STATED PROBLEM
Repeat each line of the material below exactly as it appears, minus any pictures.

INFORMATION SHOWN
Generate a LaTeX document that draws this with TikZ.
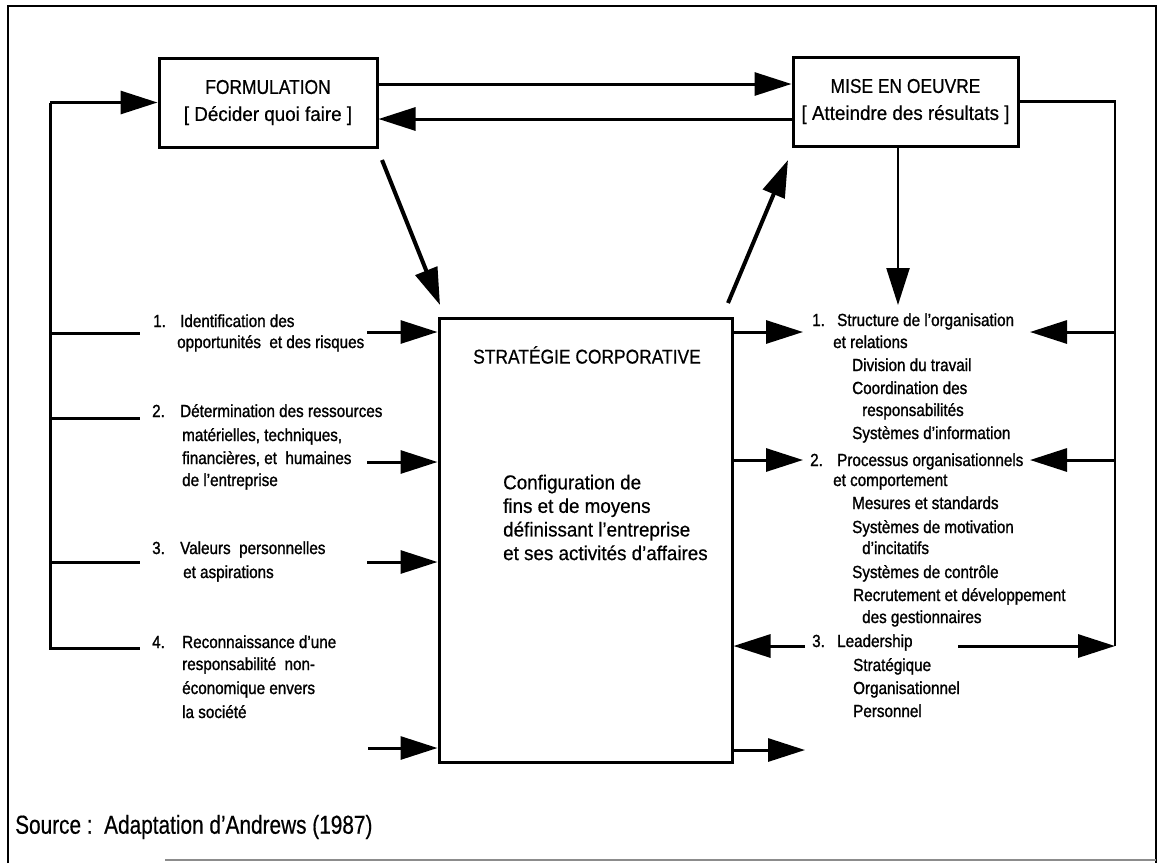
\documentclass[tikz,border=0pt]{standalone}
\usepackage{fontspec}
\setmainfont{Liberation Sans}
\newfontfamily\itemfont[FakeStretch=0.87, FakeBold=1.2]{Liberation Sans}
\newfontfamily\capsfont[FakeStretch=0.87, FakeBold=0.6]{Liberation Sans}
\newfontfamily\bodyfont[FakeStretch=0.94, FakeBold=0.6]{Liberation Sans}
\newfontfamily\srcfont[FakeStretch=0.8, FakeBold=0.5]{Liberation Sans}
\usetikzlibrary{arrows.meta}

\tikzset{
  frame/.style={line width=2pt},
  conn/.style={line width=3pt},
  slimconn/.style={line width=2.3pt},
  diag/.style={line width=4pt},
  arr/.style={-{Triangle[length=37pt,width=23pt]}},
  box/.style={draw, line width=3pt, inner sep=0pt, align=center},
  boxcaps/.style={font=\fontsize{20}{27}\capsfont},
  txt/.style={anchor=base west, inner sep=0pt, font=\fontsize{17.5}{23}\itemfont},
}

\begin{document}
\begin{tikzpicture}[x=1pt, y=-1pt]
\useasboundingbox (0,0) rectangle (1159,863);

% page frame
\draw[frame] (8,863) -- (8,6) -- (1156,6) -- (1156,863);
\draw[line width=1.2pt, black!45] (165,860) -- (1156,860);

% main boxes
\node[box, minimum width=218pt, minimum height=89pt, font=\fontsize{20}{27}\bodyfont]
  (form) at (268,102.5) {{\capsfont FORMULATION}\\{[} Décider quoi faire {]}};
\node[box, minimum width=225pt, minimum height=89pt, font=\fontsize{20}{27}\bodyfont]
  (mise) at (905.5,101.5) {{\capsfont MISE EN OEUVRE}\\{[} Atteindre des résultats {]}};
\node[box, minimum width=293pt, minimum height=444pt] (strat) at (585.5,540) {};

% texts of the central box
\node[boxcaps, inner sep=0pt] (strattitle) at (587,355) {STRATÉGIE CORPORATIVE};
\node[anchor=west, inner sep=0pt, align=left, font=\fontsize{20}{23.6}\bodyfont]
  (stratbody) at (503,517.5) {Configuration de\\fins et de moyens\\définissant l’entreprise\\et ses activités d’affaires};

% left column
\node[txt] (n1)  at (153,327) {1.};
\node[txt] (t1a) at (180,327) {Identification des};
\node[txt] (t1b) at (177,348) {opportunités\ \ et des risques};
\node[txt] (n2)  at (152,417) {2.};
\node[txt] (t2a) at (180,417) {Détermination des ressources};
\node[txt] (t2b) at (182,441) {matérielles, techniques,};
\node[txt] (t2c) at (182,464) {financières, et\ \ humaines};
\node[txt] (t2d) at (182,486) {de l’entreprise};
\node[txt] (n3)  at (152,554) {3.};
\node[txt] (t3a) at (180,554) {Valeurs\ \ personnelles};
\node[txt] (t3b) at (183,578) {et aspirations};
\node[txt] (n4)  at (152,648) {4.};
\node[txt] (t4a) at (182,648) {Reconnaissance d’une};
\node[txt] (t4b) at (182,670) {responsabilité\ \ non-};
\node[txt] (t4c) at (182,694) {économique envers};
\node[txt] (t4d) at (182,718) {la société};

% right column
\node[txt] (rn1) at (812,326) {1.};
\node[txt] (r1a) at (837,326) {Structure de l’organisation};
\node[txt] (r1b) at (833,348) {et relations};
\node[txt] (r1c) at (852,371) {Division du travail};
\node[txt] (r1d) at (852,394) {Coordination des};
\node[txt] (r1e) at (862,416) {responsabilités};
\node[txt] (r1f) at (852,439) {Systèmes d’information};
\node[txt] (rn2) at (810,466) {2.};
\node[txt] (r2a) at (837,466) {Processus organisationnels};
\node[txt] (r2b) at (833,486) {et comportement};
\node[txt] (r2c) at (852,509) {Mesures et standards};
\node[txt] (r2d) at (852,533) {Systèmes de motivation};
\node[txt] (r2e) at (862,554) {d’incitatifs};
\node[txt] (r2f) at (852,578) {Systèmes de contrôle};
\node[txt] (r2g) at (853,601) {Recrutement et développement};
\node[txt] (r2h) at (862,623) {des gestionnaires};
\node[txt] (rn3) at (812,647) {3.};
\node[txt] (r3a) at (837,647) {Leadership};
\node[txt] (r3b) at (853,671) {Stratégique};
\node[txt] (r3c) at (853,694) {Organisationnel};
\node[txt] (r3d) at (853,717) {Personnel};

% source line
\node[anchor=west, inner sep=0pt, font=\fontsize{26}{30}\srcfont] (src) at (15,827)
  {Source :\ \ Adaptation d’Andrews (1987)};

% junction and free-end coordinates
\coordinate (lt) at (50,102.5);
\coordinate (lb) at (50,648);
\coordinate (b1) at (140,333);
\coordinate (b2) at (140,418);
\coordinate (b3) at (140,562);
\coordinate (s1) at (367,332);
\coordinate (s2) at (367,462);
\coordinate (s3) at (367,562);
\coordinate (s4) at (368,748);
\coordinate (o1) at (803,332);
\coordinate (o2) at (803,460);
\coordinate (o3) at (805,750);
\coordinate (lf) at (805,646);
\coordinate (rv) at (1115,646);
\coordinate (q1) at (1030,332);
\coordinate (q2) at (1030,460);
\coordinate (lr) at (958,646);
\coordinate (hf) at (0,84);
\coordinate (hb) at (0,119);
\coordinate (md) at (898,305);
\coordinate (d1s) at (382,160);
\coordinate (d1e) at (440,305);
\coordinate (d2s) at (728,303);
\coordinate (d2e) at (788,160);

% formulation <-> mise en oeuvre
\draw[conn, arr] (form.east |- hf) -- (mise.west |- hf);
\draw[conn, arr] (mise.west |- hb) -- (form.east |- hb);

% left feedback loop
\draw[conn, arr] (lt) -- (lt -| form.west);
\draw[conn] (lt) -- (lb) -- (lb -| b1);
\draw[conn] (b1 -| lt) -- (b1);
\draw[conn] (b2 -| lt) -- (b2);
\draw[conn] (b3 -| lt) -- (b3);

% inputs to the strategy
\draw[conn, arr] (s1) -- (s1 -| strat.west);
\draw[conn, arr] (s2) -- (s2 -| strat.west);
\draw[conn, arr] (s3) -- (s3 -| strat.west);
\draw[conn, arr] (s4) -- (s4 -| strat.west);

% outputs of the strategy
\draw[conn, arr] (o1 -| strat.east) -- (o1);
\draw[conn, arr] (o2 -| strat.east) -- (o2);
\draw[conn, arr] (o3 -| strat.east) -- (o3);
\draw[conn, arr] (lf) -- (lf -| strat.east);

% diagonal links
\draw[diag, arr] (d1s) -- (d1e);
\draw[diag, arr] (d2s) -- (d2e);

% right loop from mise en oeuvre
\draw[slimconn, arr] (md |- mise.south) -- (md);
\draw[slimconn] (mise.east) -| (rv);
\draw[conn, arr] (q1 -| rv) -- (q1);
\draw[conn, arr] (q2 -| rv) -- (q2);
\draw[conn, arr] (lr) -- (rv);
\end{tikzpicture}
\end{document}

CORRECT ANSWER
Generate a LaTeX document that draws this with TikZ.
\documentclass[tikz,border=0pt]{standalone}
\usepackage{fontspec}
\setmainfont{Liberation Sans}
\newfontfamily\itemfont[FakeStretch=0.87, FakeBold=1.2]{Liberation Sans}
\newfontfamily\capsfont[FakeStretch=0.87, FakeBold=0.6]{Liberation Sans}
\newfontfamily\bodyfont[FakeStretch=0.94, FakeBold=0.6]{Liberation Sans}
\newfontfamily\srcfont[FakeStretch=0.8, FakeBold=0.5]{Liberation Sans}
\usetikzlibrary{arrows.meta}

\tikzset{
  frame/.style={line width=2pt},
  conn/.style={line width=3pt},
  slimconn/.style={line width=2.3pt},
  diag/.style={line width=4pt},
  arr/.style={-{Triangle[length=37pt,width=23pt]}},
  box/.style={draw, line width=3pt, inner sep=0pt, align=center},
  boxcaps/.style={font=\fontsize{20}{27}\capsfont},
  txt/.style={anchor=base west, inner sep=0pt, font=\fontsize{17.5}{23}\itemfont},
}

\begin{document}
\begin{tikzpicture}[x=1pt, y=-1pt]
\useasboundingbox (0,0) rectangle (1159,863);

% page frame
\draw[frame] (8,863) -- (8,6) -- (1156,6) -- (1156,863);
\draw[line width=1.2pt, black!45] (165,860) -- (1156,860);

% main boxes
\node[box, minimum width=218pt, minimum height=89pt, font=\fontsize{20}{27}\bodyfont]
  (form) at (268,102.5) {{\capsfont FORMULATION}\\{[} Décider quoi faire {]}};
\node[box, minimum width=225pt, minimum height=89pt, font=\fontsize{20}{27}\bodyfont]
  (mise) at (905.5,101.5) {{\capsfont MISE EN OEUVRE}\\{[} Atteindre des résultats {]}};
\node[box, minimum width=293pt, minimum height=444pt] (strat) at (585.5,540) {};

% texts of the central box
\node[boxcaps, inner sep=0pt] (strattitle) at (587,355) {STRATÉGIE CORPORATIVE};
\node[anchor=west, inner sep=0pt, align=left, font=\fontsize{20}{23.6}\bodyfont]
  (stratbody) at (503,517.5) {Configuration de\\fins et de moyens\\définissant l’entreprise\\et ses activités d’affaires};

% left column
\node[txt] (n1)  at (153,327) {1.};
\node[txt] (t1a) at (180,327) {Identification des};
\node[txt] (t1b) at (177,348) {opportunités\ \ et des risques};
\node[txt] (n2)  at (152,417) {2.};
\node[txt] (t2a) at (180,417) {Détermination des ressources};
\node[txt] (t2b) at (182,441) {matérielles, techniques,};
\node[txt] (t2c) at (182,464) {financières, et\ \ humaines};
\node[txt] (t2d) at (182,486) {de l’entreprise};
\node[txt] (n3)  at (152,554) {3.};
\node[txt] (t3a) at (180,554) {Valeurs\ \ personnelles};
\node[txt] (t3b) at (183,578) {et aspirations};
\node[txt] (n4)  at (152,648) {4.};
\node[txt] (t4a) at (182,648) {Reconnaissance d’une};
\node[txt] (t4b) at (182,670) {responsabilité\ \ non-};
\node[txt] (t4c) at (182,694) {économique envers};
\node[txt] (t4d) at (182,718) {la société};

% right column
\node[txt] (rn1) at (812,326) {1.};
\node[txt] (r1a) at (837,326) {Structure de l’organisation};
\node[txt] (r1b) at (833,348) {et relations};
\node[txt] (r1c) at (852,371) {Division du travail};
\node[txt] (r1d) at (852,394) {Coordination des};
\node[txt] (r1e) at (862,416) {responsabilités};
\node[txt] (r1f) at (852,439) {Systèmes d’information};
\node[txt] (rn2) at (810,466) {2.};
\node[txt] (r2a) at (837,466) {Processus organisationnels};
\node[txt] (r2b) at (833,486) {et comportement};
\node[txt] (r2c) at (852,509) {Mesures et standards};
\node[txt] (r2d) at (852,533) {Systèmes de motivation};
\node[txt] (r2e) at (862,554) {d’incitatifs};
\node[txt] (r2f) at (852,578) {Systèmes de contrôle};
\node[txt] (r2g) at (853,601) {Recrutement et développement};
\node[txt] (r2h) at (862,623) {des gestionnaires};
\node[txt] (rn3) at (812,647) {3.};
\node[txt] (r3a) at (837,647) {Leadership};
\node[txt] (r3b) at (853,671) {Stratégique};
\node[txt] (r3c) at (853,694) {Organisationnel};
\node[txt] (r3d) at (853,717) {Personnel};

% source line
\node[anchor=west, inner sep=0pt, font=\fontsize{26}{30}\srcfont] (src) at (15,827)
  {Source :\ \ Adaptation d’Andrews (1987)};

% junction and free-end coordinates
\coordinate (lt) at (50,102.5);
\coordinate (lb) at (50,648);
\coordinate (b1) at (140,333);
\coordinate (b2) at (140,418);
\coordinate (b3) at (140,562);
\coordinate (s1) at (367,332);
\coordinate (s2) at (367,462);
\coordinate (s3) at (367,562);
\coordinate (s4) at (368,748);
\coordinate (o1) at (803,332);
\coordinate (o2) at (803,460);
\coordinate (o3) at (805,750);
\coordinate (lf) at (805,646);
\coordinate (rv) at (1115,646);
\coordinate (q1) at (1030,332);
\coordinate (q2) at (1030,460);
\coordinate (lr) at (958,646);
\coordinate (hf) at (0,84);
\coordinate (hb) at (0,119);
\coordinate (md) at (898,305);
\coordinate (d1s) at (382,160);
\coordinate (d1e) at (440,305);
\coordinate (d2s) at (728,303);
\coordinate (d2e) at (788,160);

% formulation <-> mise en oeuvre
\draw[conn, arr] (form.east |- hf) -- (mise.west |- hf);
\draw[conn, arr] (mise.west |- hb) -- (form.east |- hb);

% left feedback loop
\draw[conn, arr] (lt) -- (lt -| form.west);
\draw[conn] (lt) -- (lb) -- (lb -| b1);
\draw[conn] (b1 -| lt) -- (b1);
\draw[conn] (b2 -| lt) -- (b2);
\draw[conn] (b3 -| lt) -- (b3);

% inputs to the strategy
\draw[conn, arr] (s1) -- (s1 -| strat.west);
\draw[conn, arr] (s2) -- (s2 -| strat.west);
\draw[conn, arr] (s3) -- (s3 -| strat.west);
\draw[conn, arr] (s4) -- (s4 -| strat.west);

% outputs of the strategy
\draw[conn, arr] (o1 -| strat.east) -- (o1);
\draw[conn, arr] (o2 -| strat.east) -- (o2);
\draw[conn, arr] (o3 -| strat.east) -- (o3);
\draw[conn, arr] (lf) -- (lf -| strat.east);

% diagonal links
\draw[diag, arr] (d1s) -- (d1e);
\draw[diag, arr] (d2s) -- (d2e);

% right loop from mise en oeuvre
\draw[slimconn, arr] (md |- mise.south) -- (md);
\draw[slimconn] (mise.east) -| (rv);
\draw[conn, arr] (q1 -| rv) -- (q1);
\draw[conn, arr] (q2 -| rv) -- (q2);
\draw[conn, arr] (lr) -- (rv);
\end{tikzpicture}
\end{document}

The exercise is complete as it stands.